# DATA IN THIS EXERCISE start
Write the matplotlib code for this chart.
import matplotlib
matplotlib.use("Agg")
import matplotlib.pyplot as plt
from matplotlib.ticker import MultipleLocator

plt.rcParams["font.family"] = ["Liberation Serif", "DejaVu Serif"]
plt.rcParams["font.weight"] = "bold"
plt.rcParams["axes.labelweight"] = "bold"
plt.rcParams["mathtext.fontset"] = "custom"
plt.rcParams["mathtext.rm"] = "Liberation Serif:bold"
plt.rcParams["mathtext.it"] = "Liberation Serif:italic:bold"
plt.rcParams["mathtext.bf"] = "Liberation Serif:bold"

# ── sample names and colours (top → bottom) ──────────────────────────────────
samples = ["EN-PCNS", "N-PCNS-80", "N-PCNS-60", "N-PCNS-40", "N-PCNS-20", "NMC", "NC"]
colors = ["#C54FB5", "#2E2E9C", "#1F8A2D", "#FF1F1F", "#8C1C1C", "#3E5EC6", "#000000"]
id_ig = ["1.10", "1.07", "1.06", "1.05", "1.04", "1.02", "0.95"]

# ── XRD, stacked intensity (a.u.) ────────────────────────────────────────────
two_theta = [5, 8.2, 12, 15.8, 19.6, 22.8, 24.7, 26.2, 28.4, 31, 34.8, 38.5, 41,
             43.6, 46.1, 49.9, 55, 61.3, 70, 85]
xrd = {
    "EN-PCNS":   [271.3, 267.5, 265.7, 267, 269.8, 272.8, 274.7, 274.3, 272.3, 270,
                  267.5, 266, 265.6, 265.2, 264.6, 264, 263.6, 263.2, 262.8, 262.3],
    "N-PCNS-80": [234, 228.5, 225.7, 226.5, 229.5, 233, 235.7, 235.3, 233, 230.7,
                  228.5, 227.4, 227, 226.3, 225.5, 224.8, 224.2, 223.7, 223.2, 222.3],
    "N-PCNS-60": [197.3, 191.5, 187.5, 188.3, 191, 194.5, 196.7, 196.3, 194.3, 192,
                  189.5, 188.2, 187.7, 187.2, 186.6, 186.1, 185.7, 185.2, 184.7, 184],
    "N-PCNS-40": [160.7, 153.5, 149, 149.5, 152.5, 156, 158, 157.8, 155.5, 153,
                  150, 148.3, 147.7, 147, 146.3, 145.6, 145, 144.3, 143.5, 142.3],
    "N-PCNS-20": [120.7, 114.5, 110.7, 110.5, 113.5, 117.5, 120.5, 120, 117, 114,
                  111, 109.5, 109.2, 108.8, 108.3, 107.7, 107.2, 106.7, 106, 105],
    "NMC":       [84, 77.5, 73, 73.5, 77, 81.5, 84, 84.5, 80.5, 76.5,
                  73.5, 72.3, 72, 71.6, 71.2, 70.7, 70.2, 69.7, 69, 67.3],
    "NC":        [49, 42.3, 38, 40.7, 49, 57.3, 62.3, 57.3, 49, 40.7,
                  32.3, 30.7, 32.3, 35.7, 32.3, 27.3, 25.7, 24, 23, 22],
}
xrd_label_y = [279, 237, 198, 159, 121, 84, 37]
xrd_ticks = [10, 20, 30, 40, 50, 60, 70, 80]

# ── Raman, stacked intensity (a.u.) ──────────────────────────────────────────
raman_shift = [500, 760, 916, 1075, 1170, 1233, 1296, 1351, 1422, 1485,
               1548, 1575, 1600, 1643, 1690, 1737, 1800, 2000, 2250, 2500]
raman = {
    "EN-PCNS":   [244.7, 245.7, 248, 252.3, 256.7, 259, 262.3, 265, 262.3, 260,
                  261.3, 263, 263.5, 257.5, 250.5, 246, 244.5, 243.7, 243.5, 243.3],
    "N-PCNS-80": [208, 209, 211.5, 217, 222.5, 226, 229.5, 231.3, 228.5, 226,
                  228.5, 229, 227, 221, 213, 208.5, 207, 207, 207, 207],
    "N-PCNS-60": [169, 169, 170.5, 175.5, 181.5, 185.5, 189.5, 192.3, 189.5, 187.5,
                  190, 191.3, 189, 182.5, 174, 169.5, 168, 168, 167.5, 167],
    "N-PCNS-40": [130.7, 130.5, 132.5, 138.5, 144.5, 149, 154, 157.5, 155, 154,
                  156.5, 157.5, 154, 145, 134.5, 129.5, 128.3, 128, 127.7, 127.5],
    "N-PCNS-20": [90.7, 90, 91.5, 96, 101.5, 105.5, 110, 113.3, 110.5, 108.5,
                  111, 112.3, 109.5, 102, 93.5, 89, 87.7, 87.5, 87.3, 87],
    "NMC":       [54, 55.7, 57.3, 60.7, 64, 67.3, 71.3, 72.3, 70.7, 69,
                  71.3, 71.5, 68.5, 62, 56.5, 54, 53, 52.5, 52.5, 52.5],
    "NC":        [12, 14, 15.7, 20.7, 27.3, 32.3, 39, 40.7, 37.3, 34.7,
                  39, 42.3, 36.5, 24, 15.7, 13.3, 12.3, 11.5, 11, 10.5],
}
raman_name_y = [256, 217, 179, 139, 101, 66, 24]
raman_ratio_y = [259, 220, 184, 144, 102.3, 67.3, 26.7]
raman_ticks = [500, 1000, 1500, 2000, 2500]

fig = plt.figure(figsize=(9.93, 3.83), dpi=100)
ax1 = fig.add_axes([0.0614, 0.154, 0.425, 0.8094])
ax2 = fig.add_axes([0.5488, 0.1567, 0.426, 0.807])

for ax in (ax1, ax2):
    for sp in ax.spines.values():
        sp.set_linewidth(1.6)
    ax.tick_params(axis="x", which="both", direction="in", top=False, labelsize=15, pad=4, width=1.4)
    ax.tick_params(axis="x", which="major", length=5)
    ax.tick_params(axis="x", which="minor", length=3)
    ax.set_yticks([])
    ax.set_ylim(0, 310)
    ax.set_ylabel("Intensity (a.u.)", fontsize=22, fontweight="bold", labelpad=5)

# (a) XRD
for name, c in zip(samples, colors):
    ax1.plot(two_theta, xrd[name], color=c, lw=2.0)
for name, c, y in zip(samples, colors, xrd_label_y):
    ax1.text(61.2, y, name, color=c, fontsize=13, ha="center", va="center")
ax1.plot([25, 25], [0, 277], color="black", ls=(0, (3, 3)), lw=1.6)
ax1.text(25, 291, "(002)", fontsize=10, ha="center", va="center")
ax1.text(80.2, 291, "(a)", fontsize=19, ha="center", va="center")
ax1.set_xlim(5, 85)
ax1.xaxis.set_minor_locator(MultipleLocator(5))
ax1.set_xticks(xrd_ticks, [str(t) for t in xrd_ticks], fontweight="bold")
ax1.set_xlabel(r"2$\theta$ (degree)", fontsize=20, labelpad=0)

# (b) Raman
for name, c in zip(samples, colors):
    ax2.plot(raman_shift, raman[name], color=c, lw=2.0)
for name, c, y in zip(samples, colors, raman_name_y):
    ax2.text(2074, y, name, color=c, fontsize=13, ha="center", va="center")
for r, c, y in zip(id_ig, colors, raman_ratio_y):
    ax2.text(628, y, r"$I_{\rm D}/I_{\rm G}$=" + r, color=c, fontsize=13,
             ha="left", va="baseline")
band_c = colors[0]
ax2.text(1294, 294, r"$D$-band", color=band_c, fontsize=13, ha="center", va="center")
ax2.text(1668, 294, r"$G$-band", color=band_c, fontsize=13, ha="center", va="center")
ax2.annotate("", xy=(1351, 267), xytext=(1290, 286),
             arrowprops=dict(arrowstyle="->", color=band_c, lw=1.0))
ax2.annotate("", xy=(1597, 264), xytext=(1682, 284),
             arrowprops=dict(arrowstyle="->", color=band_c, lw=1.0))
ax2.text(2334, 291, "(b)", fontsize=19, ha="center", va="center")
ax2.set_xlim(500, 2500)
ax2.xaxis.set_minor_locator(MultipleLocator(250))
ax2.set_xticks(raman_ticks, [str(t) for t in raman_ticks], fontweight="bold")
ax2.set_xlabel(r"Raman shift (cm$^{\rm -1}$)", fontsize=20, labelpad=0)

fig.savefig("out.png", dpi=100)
# DATA IN THIS EXERCISE end
# DATA IN THIS EXERCISE start
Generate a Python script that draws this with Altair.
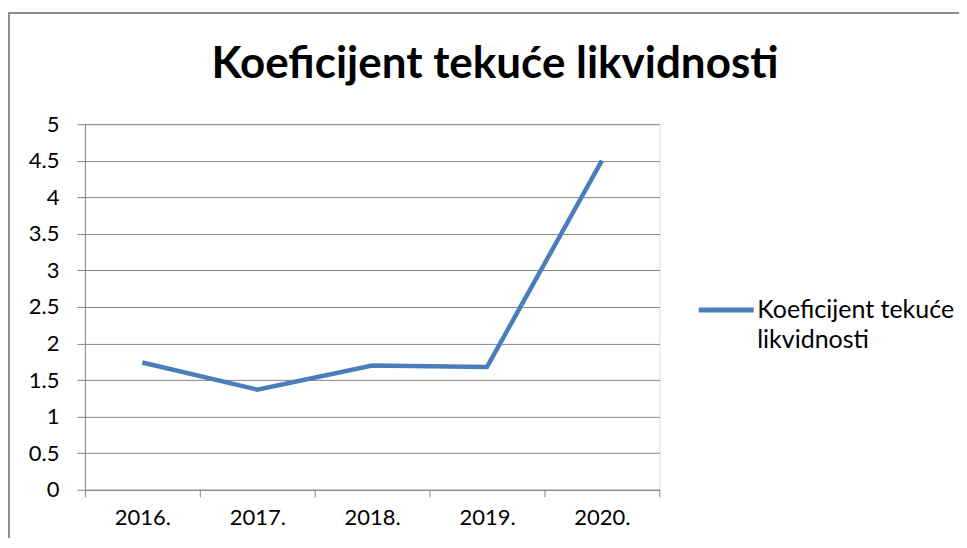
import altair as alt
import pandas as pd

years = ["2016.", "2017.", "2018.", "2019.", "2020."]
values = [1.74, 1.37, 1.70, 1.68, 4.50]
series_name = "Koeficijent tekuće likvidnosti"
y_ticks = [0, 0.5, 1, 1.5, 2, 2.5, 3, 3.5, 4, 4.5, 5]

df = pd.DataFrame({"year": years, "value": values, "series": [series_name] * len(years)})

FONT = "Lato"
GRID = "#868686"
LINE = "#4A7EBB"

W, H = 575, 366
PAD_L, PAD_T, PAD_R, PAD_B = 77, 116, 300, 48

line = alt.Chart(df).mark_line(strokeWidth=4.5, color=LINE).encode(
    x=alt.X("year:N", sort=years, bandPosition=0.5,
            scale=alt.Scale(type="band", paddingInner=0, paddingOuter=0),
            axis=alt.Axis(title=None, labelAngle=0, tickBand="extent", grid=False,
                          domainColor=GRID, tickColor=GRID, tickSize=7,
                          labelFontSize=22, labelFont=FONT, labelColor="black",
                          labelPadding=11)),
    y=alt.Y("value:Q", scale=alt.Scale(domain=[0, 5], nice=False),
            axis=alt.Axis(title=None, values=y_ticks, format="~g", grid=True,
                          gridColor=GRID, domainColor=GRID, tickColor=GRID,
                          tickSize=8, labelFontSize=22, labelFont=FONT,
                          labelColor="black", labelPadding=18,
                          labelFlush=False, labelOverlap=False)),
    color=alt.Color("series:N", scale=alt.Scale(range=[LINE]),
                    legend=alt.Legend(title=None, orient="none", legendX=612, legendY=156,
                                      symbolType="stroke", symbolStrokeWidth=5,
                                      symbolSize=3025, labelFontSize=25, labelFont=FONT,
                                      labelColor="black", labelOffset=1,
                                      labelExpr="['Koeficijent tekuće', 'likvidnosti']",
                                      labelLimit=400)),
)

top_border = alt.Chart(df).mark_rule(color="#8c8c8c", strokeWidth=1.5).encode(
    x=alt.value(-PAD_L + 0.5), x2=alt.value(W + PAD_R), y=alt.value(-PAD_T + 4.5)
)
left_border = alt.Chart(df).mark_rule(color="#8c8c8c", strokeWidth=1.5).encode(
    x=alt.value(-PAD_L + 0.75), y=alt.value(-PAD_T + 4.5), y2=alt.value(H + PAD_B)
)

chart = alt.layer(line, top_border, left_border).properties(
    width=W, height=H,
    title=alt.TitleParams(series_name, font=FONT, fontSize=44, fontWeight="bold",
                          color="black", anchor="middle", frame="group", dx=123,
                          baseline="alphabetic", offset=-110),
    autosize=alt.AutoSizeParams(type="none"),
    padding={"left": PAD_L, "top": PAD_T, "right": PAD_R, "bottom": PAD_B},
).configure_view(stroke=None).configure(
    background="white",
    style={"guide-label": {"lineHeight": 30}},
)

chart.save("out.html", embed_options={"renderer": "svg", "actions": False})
# DATA IN THIS EXERCISE end
# DATA IN THIS EXERCISE start
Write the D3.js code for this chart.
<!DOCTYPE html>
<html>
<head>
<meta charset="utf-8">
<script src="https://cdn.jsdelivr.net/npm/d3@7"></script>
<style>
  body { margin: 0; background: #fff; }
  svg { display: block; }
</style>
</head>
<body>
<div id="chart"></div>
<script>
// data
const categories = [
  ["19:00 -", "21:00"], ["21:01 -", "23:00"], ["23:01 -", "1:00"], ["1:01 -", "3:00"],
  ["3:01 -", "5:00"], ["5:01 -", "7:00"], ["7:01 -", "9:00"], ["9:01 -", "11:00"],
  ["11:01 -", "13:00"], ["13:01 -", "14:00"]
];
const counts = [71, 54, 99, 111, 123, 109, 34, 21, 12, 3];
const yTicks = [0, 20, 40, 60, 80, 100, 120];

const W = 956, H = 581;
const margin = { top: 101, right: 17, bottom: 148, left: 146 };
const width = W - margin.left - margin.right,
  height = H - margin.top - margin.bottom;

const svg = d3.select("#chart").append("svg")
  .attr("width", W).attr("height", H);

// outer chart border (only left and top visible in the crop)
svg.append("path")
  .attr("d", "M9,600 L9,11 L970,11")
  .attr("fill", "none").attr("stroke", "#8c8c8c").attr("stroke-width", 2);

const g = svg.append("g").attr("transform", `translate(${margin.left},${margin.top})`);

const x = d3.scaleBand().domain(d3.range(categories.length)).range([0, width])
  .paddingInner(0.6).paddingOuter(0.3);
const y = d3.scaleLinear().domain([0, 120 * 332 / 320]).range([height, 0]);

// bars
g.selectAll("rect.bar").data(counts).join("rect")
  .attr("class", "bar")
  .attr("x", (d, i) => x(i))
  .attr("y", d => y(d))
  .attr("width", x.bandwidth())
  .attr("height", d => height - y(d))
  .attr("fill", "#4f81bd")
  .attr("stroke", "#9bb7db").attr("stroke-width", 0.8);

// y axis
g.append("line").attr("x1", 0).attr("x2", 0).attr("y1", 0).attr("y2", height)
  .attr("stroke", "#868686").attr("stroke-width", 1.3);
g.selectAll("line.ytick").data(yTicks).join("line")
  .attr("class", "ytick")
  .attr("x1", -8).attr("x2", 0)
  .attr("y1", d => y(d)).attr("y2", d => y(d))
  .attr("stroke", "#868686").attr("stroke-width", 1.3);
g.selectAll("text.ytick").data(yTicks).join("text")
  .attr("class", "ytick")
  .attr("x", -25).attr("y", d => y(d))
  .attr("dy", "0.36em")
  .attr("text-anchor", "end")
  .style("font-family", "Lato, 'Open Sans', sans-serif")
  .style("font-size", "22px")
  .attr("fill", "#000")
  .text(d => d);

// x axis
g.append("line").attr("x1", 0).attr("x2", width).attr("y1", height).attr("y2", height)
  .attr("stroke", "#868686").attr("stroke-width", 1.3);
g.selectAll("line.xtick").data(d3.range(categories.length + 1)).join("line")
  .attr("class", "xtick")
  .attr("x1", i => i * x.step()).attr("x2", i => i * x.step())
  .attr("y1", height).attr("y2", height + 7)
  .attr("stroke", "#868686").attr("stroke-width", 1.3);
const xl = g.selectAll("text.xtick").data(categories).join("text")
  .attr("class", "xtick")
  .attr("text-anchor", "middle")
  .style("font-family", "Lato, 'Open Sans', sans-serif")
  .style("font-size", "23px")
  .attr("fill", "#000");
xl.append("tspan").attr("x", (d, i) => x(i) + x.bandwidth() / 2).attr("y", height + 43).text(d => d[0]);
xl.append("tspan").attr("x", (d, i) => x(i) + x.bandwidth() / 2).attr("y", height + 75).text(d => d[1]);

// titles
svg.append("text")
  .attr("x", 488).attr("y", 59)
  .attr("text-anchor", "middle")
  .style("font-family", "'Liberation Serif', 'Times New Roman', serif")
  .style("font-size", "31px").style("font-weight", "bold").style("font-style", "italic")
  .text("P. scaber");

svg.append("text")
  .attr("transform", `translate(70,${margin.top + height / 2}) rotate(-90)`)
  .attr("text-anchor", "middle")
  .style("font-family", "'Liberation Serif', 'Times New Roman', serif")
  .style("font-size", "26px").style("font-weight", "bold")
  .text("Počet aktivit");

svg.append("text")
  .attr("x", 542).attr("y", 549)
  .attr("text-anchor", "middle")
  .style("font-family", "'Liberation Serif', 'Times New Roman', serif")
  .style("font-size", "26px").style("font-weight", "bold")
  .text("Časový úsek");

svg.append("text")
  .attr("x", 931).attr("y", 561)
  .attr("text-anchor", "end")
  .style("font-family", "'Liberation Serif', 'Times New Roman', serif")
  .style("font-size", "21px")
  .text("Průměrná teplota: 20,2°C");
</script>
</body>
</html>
# DATA IN THIS EXERCISE end
§ SHORT PROBLEM
Without any pictures, set down the lines from the one holding "Generate a Python" through the one holding "PAD_L, PAD_T, PAD_R, PAD_B = 77, 116, 300, 48".

§ RESULT OF THE TASK
Generate a Python script that draws this with Altair.
import altair as alt
import pandas as pd

years = ["2016.", "2017.", "2018.", "2019.", "2020."]
values = [1.74, 1.37, 1.70, 1.68, 4.50]
series_name = "Koeficijent tekuće likvidnosti"
y_ticks = [0, 0.5, 1, 1.5, 2, 2.5, 3, 3.5, 4, 4.5, 5]

df = pd.DataFrame({"year": years, "value": values, "series": [series_name] * len(years)})

FONT = "Lato"
GRID = "#868686"
LINE = "#4A7EBB"

W, H = 575, 366
PAD_L, PAD_T, PAD_R, PAD_B = 77, 116, 300, 48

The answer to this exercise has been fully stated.